» **Aim**
Retype nothing but the lines from the start of the material up to and including the line with "x_ticks = [1e7, 1e8, 1e9]". Pictures don't belong in the copy.

» **Material provided**
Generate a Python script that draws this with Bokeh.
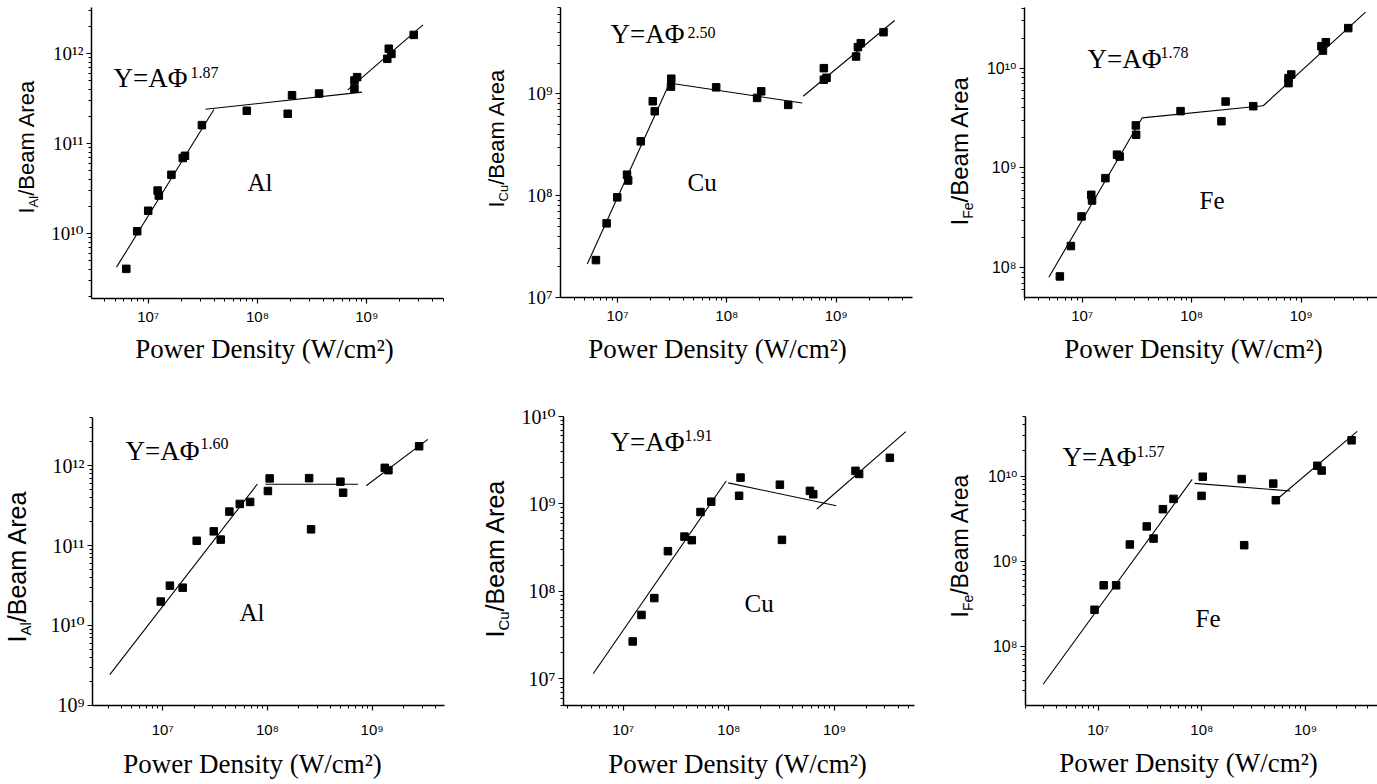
import math
from bokeh.plotting import figure
from bokeh.models import Range1d, FixedTicker, CustomJSTickFormatter, Label
from bokeh.layouts import row, column
from bokeh.embed import file_html
from bokeh.resources import INLINE

# ---------------- data ----------------
elements = ["Al", "Cu", "Fe", "Al", "Cu", "Fe"]
exponents = ["1.87", "2.50", "1.78", "1.60", "1.91", "1.57"]
x_title = "Power Density (W/cm\u00b2)"
y_title_tail = "/Beam Area"
x_ticks = [1e7, 1e8, 1e9]

# top-left: Al
al1_phi = [6.3e6, 7.93e6, 1.0e7, 1.22e7, 1.25e7, 1.63e7, 2.07e7, 2.17e7, 3.10e7, 7.98e7,
           1.89e8, 2.07e8, 3.66e8, 7.71e8, 7.71e8, 8.16e8, 1.54e9, 1.59e9, 1.68e9, 2.69e9]
al1_int = [4.05e9, 1.06e10, 1.79e10, 3.0e10, 2.64e10, 4.49e10, 6.9e10, 7.3e10, 1.60e11, 2.31e11,
           2.14e11, 3.44e11, 3.59e11, 4.05e11, 5.01e11, 5.46e11, 8.73e11, 1.13e12, 9.9e11, 1.61e12]
al1_fit_phi = [[5.13e6, 3.99e7], [3.34e7, 9.06e8], [6.7e8, 3.27e9]]
al1_fit_int = [[4.23e9, 2.39e11], [2.40e11, 3.72e11], [3.95e11, 2.08e12]]
al1_yticks = [1e10, 1e11, 1e12]

# top-middle: Cu
cu1_phi = [6.34e6, 7.94e6, 9.93e6, 1.22e7, 1.25e7, 1.63e7, 2.10e7, 2.19e7, 3.10e7, 3.08e7, 7.98e7,
           1.89e8, 2.06e8, 3.64e8, 7.71e8, 7.71e8, 8.16e8, 1.52e9, 1.58e9, 1.68e9, 2.71e9]
cu1_int = [2.33e7, 5.35e7, 9.64e7, 1.61e8, 1.41e8, 3.42e8, 8.47e8, 6.76e8, 1.41e9, 1.18e9, 1.16e9,
           9.14e8, 1.06e9, 7.8e8, 1.79e9, 1.38e9, 1.44e9, 2.33e9, 2.88e9, 3.15e9, 4.04e9]
cu1_fit_phi = [[5.28e6, 2.95e7], [2.95e7, 4.89e8], [4.99e8, 3.42e9]]
cu1_fit_int = [[2.13e7, 1.24e9], [1.28e9, 8.15e8], [9.48e8, 5.26e9]]
cu1_yticks = [1e7, 1e8, 1e9]

# top-right: Fe
fe1_phi = [6.25e6, 7.88e6, 9.86e6, 1.21e7, 1.23e7, 1.63e7, 2.08e7, 2.2e7, 3.09e7, 3.11e7, 7.91e7,
           1.87e8, 2.04e8, 3.65e8, 7.66e8, 7.66e8, 8.11e8, 1.53e9, 1.58e9, 1.68e9, 2.69e9]
fe1_int = [8.19e7, 1.65e8, 3.27e8, 5.38e8, 4.72e8, 7.91e8, 1.36e9, 1.3e9, 2.67e9, 2.15e9, 3.71e9,
           2.94e9, 4.63e9, 4.16e9, 7.08e9, 7.94e9, 8.64e9, 1.66e10, 1.50e10, 1.82e10, 2.52e10]
fe1_fit_phi = [[4.96e6, 3.53e7], [3.53e7, 4.50e8], [4.50e8, 3.87e9]]
fe1_fit_int = [[8.05e7, 3.18e9], [3.18e9, 4.2e9], [4.2e9, 3.64e10]]
fe1_yticks = [1e8, 1e9, 1e10]

# bottom-left: Al
al2_phi = [9.57e6, 1.17e7, 1.55e7, 2.11e7, 3.07e7, 3.58e7, 4.33e7, 5.44e7, 6.83e7, 1.01e8,
           1.05e8, 2.50e8, 2.61e8, 4.98e8, 5.28e8, 1.32e9, 1.43e9, 2.81e9]
al2_int = [1.99e10, 3.15e10, 2.97e10, 1.15e11, 1.51e11, 1.19e11, 2.67e11, 3.33e11, 3.53e11, 4.84e11,
           6.96e11, 7.01e11, 1.60e11, 6.33e11, 4.61e11, 9.44e11, 8.83e11, 1.76e12]
al2_fit_phi = [[3.12e6, 8.02e7], [9.57e7, 7.34e8], [8.77e8, 3.40e9]]
al2_fit_int = [[2.41e9, 5.92e11], [5.87e11, 5.87e11], [5.64e11, 2.15e12]]
al2_yticks = [1e9, 1e10, 1e11, 1e12]

# bottom-middle: Cu
cu2_phi = [1.23e7, 1.49e7, 1.97e7, 2.65e7, 3.80e7, 4.46e7, 5.39e7, 6.81e7, 1.25e8, 1.29e8,
           3.04e8, 3.18e8, 5.85e8, 6.29e8, 1.58e9, 1.71e9, 3.34e9]
cu2_int = [2.67e7, 5.37e7, 8.37e7, 2.88e8, 4.23e8, 3.85e8, 8.07e8, 1.06e9, 1.24e9, 2.0e9,
           1.66e9, 3.88e8, 1.41e9, 1.29e9, 2.39e9, 2.20e9, 3.37e9]
cu2_fit_phi = [[5.2e6, 9.44e7], [9.87e7, 1.04e9], [6.81e8, 4.73e9]]
cu2_fit_int = [[1.14e7, 1.83e9], [1.74e9, 9.51e8], [8.74e8, 6.70e9]]
cu2_yticks = [1e7, 1e8, 1e9, 1e10]

# bottom-right: Fe
fe2_phi = [9.22e6, 1.13e7, 1.49e7, 2.02e7, 2.94e7, 3.42e7, 4.21e7, 5.33e7, 9.93e7, 1.02e8,
           2.42e8, 2.56e8, 4.88e8, 5.17e8, 1.30e9, 1.43e9, 2.78e9]
fe2_int = [2.68e8, 5.20e8, 5.20e8, 1.57e9, 2.56e9, 1.84e9, 4.08e9, 5.39e9, 5.85e9, 9.82e9,
           9.22e9, 1.54e9, 8.15e9, 5.20e9, 1.32e10, 1.16e10, 2.63e10]
fe2_fit_phi = [[2.95e6, 8.07e7], [8.49e7, 7.16e8], [5.45e8, 3.15e9]]
fe2_fit_int = [[3.57e7, 9.14e9], [8.21e9, 6.68e9], [5.48e9, 3.35e10]]
fe2_yticks = [1e8, 1e9, 1e10]

# ---------------- layout / style ----------------
SERIF = "'Liberation Serif', 'DejaVu Serif', serif"
SANS = "'Liberation Sans', 'DejaVu Sans', sans-serif"
MID = 0.34  # distance (em) from the alphabetic baseline to the 'middle' anchor

# page geometry (px): column x-split, plot figure box, frame box, log ranges, text anchors
panels = [
    dict(phi=al1_phi, inten=al1_int, fphi=al1_fit_phi, fint=al1_fit_int, yt=al1_yticks,
         box=(0, 45, 460, 0, 330, 385), frame=(91, 443, 7, 298), xr=(6.481, 9.702), yr=(9.278, 12.511),
         yfont=(SERIF, 19), eq=(113, 87, 190, 77), el=(247, 190), xt=(264, 358),
         yl=(33, 245, 22, 13)),
    dict(phi=cu1_phi, inten=cu1_int, fphi=cu1_fit_phi, fint=cu1_fit_int, yt=cu1_yticks,
         box=(460, 515, 920, 0, 330, 385), frame=(560, 912, 7, 297), xr=(6.478, 9.698), yr=(7.0, 9.849),
         yfont=(SERIF, 19), eq=(610, 43, 687, 37), el=(687, 190), xt=(717, 358),
         yl=(503, 240, 22, 13)),
    dict(phi=fe1_phi, inten=fe1_int, fphi=fe1_fit_phi, fint=fe1_fit_int, yt=fe1_yticks,
         box=(920, 978, 1377, 0, 330, 385), frame=(1024, 1377, 7, 297), xr=(6.473, 9.697), yr=(7.702, 10.608),
         yfont=(SANS, 16), eq=(1087, 68, 1160, 57), el=(1199, 208), xt=(1193, 358),
         yl=(967, 258, 24, 14)),
    dict(phi=al2_phi, inten=al2_int, fphi=al2_fit_phi, fint=al2_fit_int, yt=al2_yticks,
         box=(0, 45, 460, 385, 740, 784), frame=(92, 444, 417, 707), xr=(6.329, 9.691), yr=(8.996, 12.606),
         yfont=(SERIF, 20), eq=(125, 462, 200, 450), el=(239, 622), xt=(252, 773),
         yl=(25, 677, 25, 15)),
    dict(phi=cu2_phi, inten=cu2_int, fphi=cu2_fit_phi, fint=cu2_fit_int, yt=cu2_yticks,
         box=(460, 515, 920, 385, 740, 784), frame=(563, 914, 416, 707), xr=(6.435, 9.757), yr=(6.694, 10.0),
         yfont=(SERIF, 20), eq=(610, 453, 684, 442), el=(744, 613), xt=(737, 773),
         yl=(503, 672, 25, 15)),
    dict(phi=fe2_phi, inten=fe2_int, fphi=fe2_fit_phi, fint=fe2_fit_int, yt=fe2_yticks,
         box=(920, 978, 1377, 385, 740, 784), frame=(1025, 1377, 416, 707), xr=(6.299, 9.694), yr=(7.303, 10.700),
         yfont=(SANS, 16), eq=(1062, 468, 1136, 458), el=(1195, 628), xt=(1188, 772),
         yl=(967, 652, 23, 14)),
]

ARIAL_W = {"I": 0.278, "A": 0.667, "l": 0.222, "C": 0.722, "u": 0.556, "F": 0.611,
           "e": 0.556, "/": 0.278, "B": 0.667, "a": 0.556, "m": 0.833, " ": 0.278, "r": 0.333}


def text_w(s, size):
    return sum(ARIAL_W.get(c, 0.55) for c in s) * size


fmt = CustomJSTickFormatter(code="""
const s = {"0":"\u2070","1":"\u00b9","2":"\u00b2","3":"\u00b3","4":"\u2074","5":"\u2075",
           "6":"\u2076","7":"\u2077","8":"\u2078","9":"\u2079","-":"\u207b"};
const e = Math.round(Math.log10(tick));
return "10" + String(e).split("").map(c => s[c]).join("");
""")


def minor_list(lo, hi):
    out = []
    for k in range(lo, hi):
        for m in range(2, 10):
            out.append(m * 10.0 ** k)
    return out


def blank_fig(w, h):
    f = figure(width=w, height=h, x_range=Range1d(0, 1), y_range=Range1d(0, 1),
               toolbar_location=None, output_backend="svg",
               x_axis_location=None, y_axis_location=None,
               min_border_left=0, min_border_right=0, min_border_top=0, min_border_bottom=0)
    f.outline_line_color = None
    f.grid.visible = False
    f.background_fill_color = "white"
    f.border_fill_color = "white"
    return f


def add_text(f, text, dx, dy, font, size, align="left", angle=0.0):
    # dx, dy: frame-relative position of the text's baseline start; anchor on the middle line
    if angle == 0.0:
        dy = dy + MID * size
    else:
        dx = dx - MID * size
    f.add_layout(Label(x=dx, y=dy, x_units="screen", y_units="screen",
                       text=text, text_font=font, text_font_size="%spx" % size,
                       text_color="black", text_align=align, text_baseline="middle",
                       angle=angle))


def make_panel(i, sp):
    x0, xs, x1, y0, ys, y1 = sp["box"]
    L, R, T, B = sp["frame"]
    p = figure(width=x1 - xs, height=ys - y0, x_axis_type="log", y_axis_type="log",
               x_range=Range1d(10 ** sp["xr"][0], 10 ** sp["xr"][1]),
               y_range=Range1d(10 ** sp["yr"][0], 10 ** sp["yr"][1]),
               toolbar_location=None, output_backend="svg",
               min_border_left=L - xs, min_border_right=x1 - R,
               min_border_top=T - y0, min_border_bottom=ys - B)
    p.outline_line_color = None
    p.grid.visible = False
    p.background_fill_color = "white"
    p.border_fill_color = "white"

    p.xaxis.ticker = FixedTicker(ticks=x_ticks, minor_ticks=minor_list(5, 11))
    p.yaxis.ticker = FixedTicker(ticks=sp["yt"], minor_ticks=minor_list(5, 14))
    for ax in (p.xaxis[0], p.yaxis[0]):
        ax.formatter = fmt
        ax.axis_line_color = "black"
        ax.axis_line_width = 1.5
        ax.major_tick_line_color = "black"
        ax.major_tick_line_width = 1.2
        ax.major_tick_out = 5
        ax.major_tick_in = 0
        ax.minor_tick_line_color = "black"
        ax.minor_tick_line_width = 1
        ax.minor_tick_out = 3
        ax.minor_tick_in = 0
        ax.major_label_text_color = "black"
    p.xaxis.major_label_text_font = SANS
    p.xaxis.major_label_text_font_size = "15px"
    p.xaxis.major_label_standoff = 4 if i < 3 else 10
    p.yaxis.major_label_text_font = sp["yfont"][0]
    p.yaxis.major_label_text_font_size = "%dpx" % sp["yfont"][1]
    p.yaxis.major_label_standoff = 3

    p.multi_line(xs=sp["fphi"], ys=sp["fint"], line_color="black", line_width=1.1)
    p.scatter(sp["phi"], sp["inten"], marker="square", size=7.5, color="black")

    # texts inside the frame (frame-relative screen coordinates)
    ex, ey, sx, sy = sp["eq"]
    add_text(p, "Y=A\u03a6", ex - L, B - ey, SERIF, 27)
    add_text(p, exponents[i], sx - L, B - sy, SERIF, 16)
    add_text(p, elements[i], sp["el"][0] - L, B - sp["el"][1], SERIF, 25)

    # y title in its own narrow figure at the left
    yf = blank_fig(xs - x0, ys - y0)
    bx, by, fs, ss = sp["yl"]
    up = math.pi / 2
    add_text(yf, "I", bx - x0, ys - by, SANS, fs, angle=up)
    y2 = by - text_w("I", fs)
    add_text(yf, elements[i], bx + 0.22 * fs - x0, ys - y2, SANS, ss, angle=up)
    y3 = y2 - text_w(elements[i], ss)
    add_text(yf, y_title_tail, bx - x0, ys - y3, SANS, fs, angle=up)

    # x title in its own strip below
    xf = blank_fig(x1 - x0, y1 - ys)
    add_text(xf, x_title, sp["xt"][0] - x0, y1 - sp["xt"][1], SERIF, 27, align="center")

    return column(row(yf, p, spacing=0), xf, spacing=0)


cells = [make_panel(i, sp) for i, sp in enumerate(panels)]
layout = column(row(*cells[:3], spacing=0), row(*cells[3:], spacing=0), spacing=0)

open("out.html", "w").write(file_html(layout, INLINE))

» **Written solution**
Generate a Python script that draws this with Bokeh.
import math
from bokeh.plotting import figure
from bokeh.models import Range1d, FixedTicker, CustomJSTickFormatter, Label
from bokeh.layouts import row, column
from bokeh.embed import file_html
from bokeh.resources import INLINE

# ---------------- data ----------------
elements = ["Al", "Cu", "Fe", "Al", "Cu", "Fe"]
exponents = ["1.87", "2.50", "1.78", "1.60", "1.91", "1.57"]
x_title = "Power Density (W/cm\u00b2)"
y_title_tail = "/Beam Area"
x_ticks = [1e7, 1e8, 1e9]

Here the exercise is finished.